“The mad race to the bottom by many businesses to reduce their fee levels further exacerbates the crazy obsession with the price of everything and the value of nothing,” he claims.
For veteran adviser Pete Slater, managing director of Uberrimae Fidei, the advent of fee-charging as opposed to commission under RDR has had the opposite effect of meeting the regulator’s aims, and FAMR has not changed that.
“It has led many advisers to only offer advice to those with in excess of £200,000 to invest,” he explains. “The man in the street who has just inherited £30,000 is the person who actually needs professional help and advice and yet he is the person who is being turned away.”
Can the advice gap ever be closed?
The 85-page FAMR final report, issued in April 2016, recommended ways to close the advice gap, including a new definition of regulated financial advice and ways to improve self-directed ‘guidance’ services. It said: “The advice market can be made to work better. It is important to expand access to high-quality guidance services.”
HM Treasury and the FCA also recommended modifying time limits for employees to attain an appropriate qualification, giving businesses more flexibility to “develop a new generation of advisers”, and building on the regulator’s Project Innovate to help develop automated advice models.
But clients do not always understand the different types of advice, guidance or signposting that FAMR aimed to provide. According to SimplyBiz’s member companies, 76 per cent do not think clients have a clear understanding of the advice available post-FAMR.
Given this, is the closing of the advice gap achievable? “In a nutshell, no,” says Mr Bradley. “It never will be, despite the good intent.”
Mr Neilson says a twin-track approach is required if matters are to be improved. “People need to know to seek advice and the difference it can make to them.
“Equally, there has to be enough supply to meet demand, and this is not necessarily about having more advisers or relying on robo-advice services.
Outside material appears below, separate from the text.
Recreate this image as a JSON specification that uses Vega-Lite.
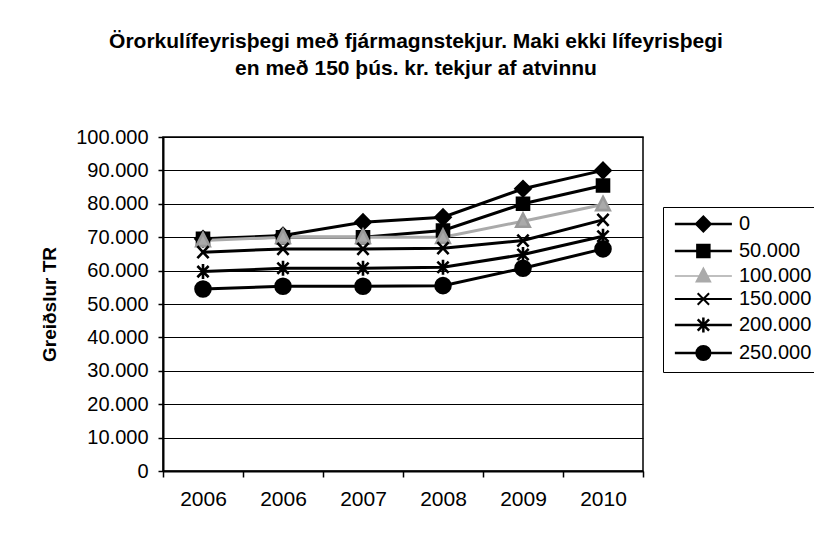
{
  "$schema": "https://vega.github.io/schema/vega-lite/v6.json",
  "autosize": "none",
  "width": 480,
  "height": 334,
  "padding": {"left": 163, "top": 137, "right": 171, "bottom": 64},
  "background": "white",
  "title": {
    "text": ["Örorkulífeyrisþegi með fjármagnstekjur. Maki ekki lífeyrisþegi", "en með 150 þús. kr. tekjur af atvinnu"],
    "font": "Liberation Sans",
    "fontSize": 21,
    "fontWeight": "bold",
    "color": "black",
    "lineHeight": 27,
    "anchor": "middle",
    "dx": 13,
    "offset": 48
  },
  "data": {
    "values": [
      {"i": 0, "year": "2006", "series": "0", "value": 69500},
      {"i": 1, "year": "2006", "series": "0", "value": 70500},
      {"i": 2, "year": "2007", "series": "0", "value": 74500},
      {"i": 3, "year": "2008", "series": "0", "value": 76000},
      {"i": 4, "year": "2009", "series": "0", "value": 84500},
      {"i": 5, "year": "2010", "series": "0", "value": 90000},
      {"i": 0, "year": "2006", "series": "50.000", "value": 69500},
      {"i": 1, "year": "2006", "series": "50.000", "value": 70000},
      {"i": 2, "year": "2007", "series": "50.000", "value": 70000},
      {"i": 3, "year": "2008", "series": "50.000", "value": 72000},
      {"i": 4, "year": "2009", "series": "50.000", "value": 80000},
      {"i": 5, "year": "2010", "series": "50.000", "value": 85500},
      {"i": 0, "year": "2006", "series": "100.000", "value": 69000},
      {"i": 1, "year": "2006", "series": "100.000", "value": 70000},
      {"i": 2, "year": "2007", "series": "100.000", "value": 70000},
      {"i": 3, "year": "2008", "series": "100.000", "value": 70000},
      {"i": 4, "year": "2009", "series": "100.000", "value": 74800},
      {"i": 5, "year": "2010", "series": "100.000", "value": 79800},
      {"i": 0, "year": "2006", "series": "150.000", "value": 65500},
      {"i": 1, "year": "2006", "series": "150.000", "value": 66500},
      {"i": 2, "year": "2007", "series": "150.000", "value": 66500},
      {"i": 3, "year": "2008", "series": "150.000", "value": 66700},
      {"i": 4, "year": "2009", "series": "150.000", "value": 69000},
      {"i": 5, "year": "2010", "series": "150.000", "value": 75200},
      {"i": 0, "year": "2006", "series": "200.000", "value": 59700},
      {"i": 1, "year": "2006", "series": "200.000", "value": 60700},
      {"i": 2, "year": "2007", "series": "200.000", "value": 60700},
      {"i": 3, "year": "2008", "series": "200.000", "value": 61000},
      {"i": 4, "year": "2009", "series": "200.000", "value": 64800},
      {"i": 5, "year": "2010", "series": "200.000", "value": 70300},
      {"i": 0, "year": "2006", "series": "250.000", "value": 54500},
      {"i": 1, "year": "2006", "series": "250.000", "value": 55300},
      {"i": 2, "year": "2007", "series": "250.000", "value": 55300},
      {"i": 3, "year": "2008", "series": "250.000", "value": 55500},
      {"i": 4, "year": "2009", "series": "250.000", "value": 60700},
      {"i": 5, "year": "2010", "series": "250.000", "value": 66500}
    ]
  },
  "encoding": {
    "x": {
      "field": "i",
      "type": "ordinal",
      "bandPosition": 0.5,
      "scale": {"type": "band", "paddingInner": 0, "paddingOuter": 0},
      "axis": {
        "title": null,
        "labelAngle": 0,
        "labelExpr": "['2006','2006','2007','2008','2009','2010'][datum.value]",
        "tickBand": "extent",
        "tickSize": 6,
        "tickColor": "black",
        "tickWidth": 1.5,
        "domainColor": "black",
        "domainWidth": 2,
        "labelPadding": 11,
        "labelFontSize": 21,
        "labelFont": "Liberation Sans",
        "labelColor": "black",
        "grid": false
      }
    },
    "y": {
      "field": "value",
      "type": "quantitative",
      "scale": {"domain": [0, 100000], "nice": false},
      "axis": {
        "title": "Greiðslur TR",
        "titleFont": "Liberation Sans",
        "titleFontSize": 19,
        "titleFontWeight": "bold",
        "titleColor": "black",
        "titlePadding": 16,
        "values": [0, 10000, 20000, 30000, 40000, 50000, 60000, 70000, 80000, 90000, 100000],
        "labelExpr": "replace(format(datum.value, ','), ',', '.')",
        "labelFontSize": 20,
        "labelFont": "Liberation Sans",
        "labelColor": "black",
        "labelPadding": 10,
        "tickSize": 5,
        "tickColor": "black",
        "tickWidth": 1.5,
        "domainColor": "black",
        "domainWidth": 2,
        "grid": true,
        "gridColor": "black",
        "gridWidth": 1.2
      }
    }
  },
  "layer": [
    {
      "mark": {"type": "line", "strokeCap": "butt"},
      "encoding": {
        "color": {
          "field": "series",
          "type": "nominal",
          "scale": {
            "domain": ["0", "50.000", "100.000", "150.000", "200.000", "250.000"],
            "range": ["black", "black", "#aaaaaa", "black", "black", "black"]
          },
          "legend": {
            "title": null,
            "orient": "none",
            "legendX": 500,
            "legendY": 70,
            "strokeColor": "black",
            "fillColor": "white",
            "padding": 7,
            "labelFont": "Liberation Sans",
            "labelFontSize": 20,
            "labelColor": "black",
            "labelOffset": 49,
            "rowPadding": 3,
            "symbolSize": 3249,
            "symbolStrokeWidth": 2.5,
            "encode": {
              "symbols": {
                "update": {
                  "shape": {"signal": "datum.value === '0' ? 'M-0.18,0L1.82,0M0.57,0L0.82,-0.25L1.07,0L0.82,0.25Z' : datum.value === '50.000' ? 'M-0.18,0L1.82,0M0.61,-0.21L1.03,-0.21L1.03,0.21L0.61,0.21Z' : datum.value === '100.000' ? 'M-0.18,0L1.82,0M0.82,-0.28L1.07,0.2L0.57,0.2Z' : datum.value === '150.000' ? 'M-0.18,0L1.82,0M0.62,-0.2L1.02,0.2M0.62,0.2L1.02,-0.2' : datum.value === '200.000' ? 'M-0.18,0L1.82,0M0.62,-0.2L1.02,0.2M0.62,0.2L1.02,-0.2M0.82,-0.26L0.82,0.26' : 'M-0.18,0L1.82,0M1.06,0A0.24,0.24 0 1,1 0.58,0A0.24,0.24 0 1,1 1.06,0Z'"},
                  "fill": {"signal": "datum.value === '100.000' ? '#aaaaaa' : 'black'"},
                  "stroke": {"signal": "datum.value === '100.000' ? '#aaaaaa' : 'black'"},
                  "strokeWidth": {"signal": "datum.value === '100.000' ? 1.5 : datum.value === '150.000' ? 2 : 2.5"},
                  "opacity": {"value": 1}
                }
              }
            }
          }
        },
        "strokeWidth": {
          "field": "series",
          "type": "nominal",
          "scale": {
            "domain": ["50.000", "0", "100.000", "150.000", "200.000", "250.000"],
            "range": [3, 3, 1.5, 2, 3, 3]
          },
          "legend": null
        }
      }
    },
    {
      "mark": {"type": "point", "filled": true, "size": 225, "opacity": 1, "strokeWidth": 2.6},
      "encoding": {
        "color": {"field": "series", "type": "nominal", "legend": null},
        "stroke": {
          "field": "series",
          "type": "nominal",
          "scale": {
            "domain": ["100.000", "0", "50.000", "150.000", "200.000", "250.000"],
            "range": ["#999999", "black", "black", "black", "black", "black"]
          },
          "legend": null
        },
        "shape": {
          "field": "series",
          "type": "nominal",
          "scale": {
            "domain": ["250.000", "200.000", "150.000", "100.000", "50.000", "0"],
            "range": [
              "M1,0A1,1 0 1,1 -1,0A1,1 0 1,1 1,0Z",
              "M-0.75,-0.75L0.75,0.75M-0.75,0.75L0.75,-0.75M0,-1L0,1",
              "M-0.75,-0.8L0.75,0.8M-0.75,0.8L0.75,-0.8",
              "M0,-1L0.9,0.75L-0.9,0.75Z",
              "M-0.8,-0.8L0.8,-0.8L0.8,0.8L-0.8,0.8Z",
              "M-1,0L0,-1L1,0L0,1Z"
            ]
          },
          "legend": null
        }
      }
    }
  ],
  "config": {
    "view": {"stroke": "black", "strokeWidth": 1.5},
    "font": "Liberation Sans"
  }
}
Closing the advice gap completely may be a tall order, but that’s not to say it isn’t worth trying.”
The PFS’s Mr Richards acknowledges the RDR widened the advice gap and furthered “social exclusion”. He does not believe the FAMR has achieved – or can achieve – its objectives, given the current political climate.
“When I first met with Harriett Baldwin [then economic secretary to the Treasury] ahead of the FAMR announcement, it was clear she understood the issue and only with government intervention could the advice gap be addressed. Unfortunately Brexit got in the way of progress.
“Government has been sidetracked by Brexit, but as the elected representatives of the UK public and leaders of strategy we need it back on the case of FAMR. It’s not the job of the FCA. There is little doubt, in my view, that the profession has come of age. But the advice gap will get wider unless the government gets engaged.”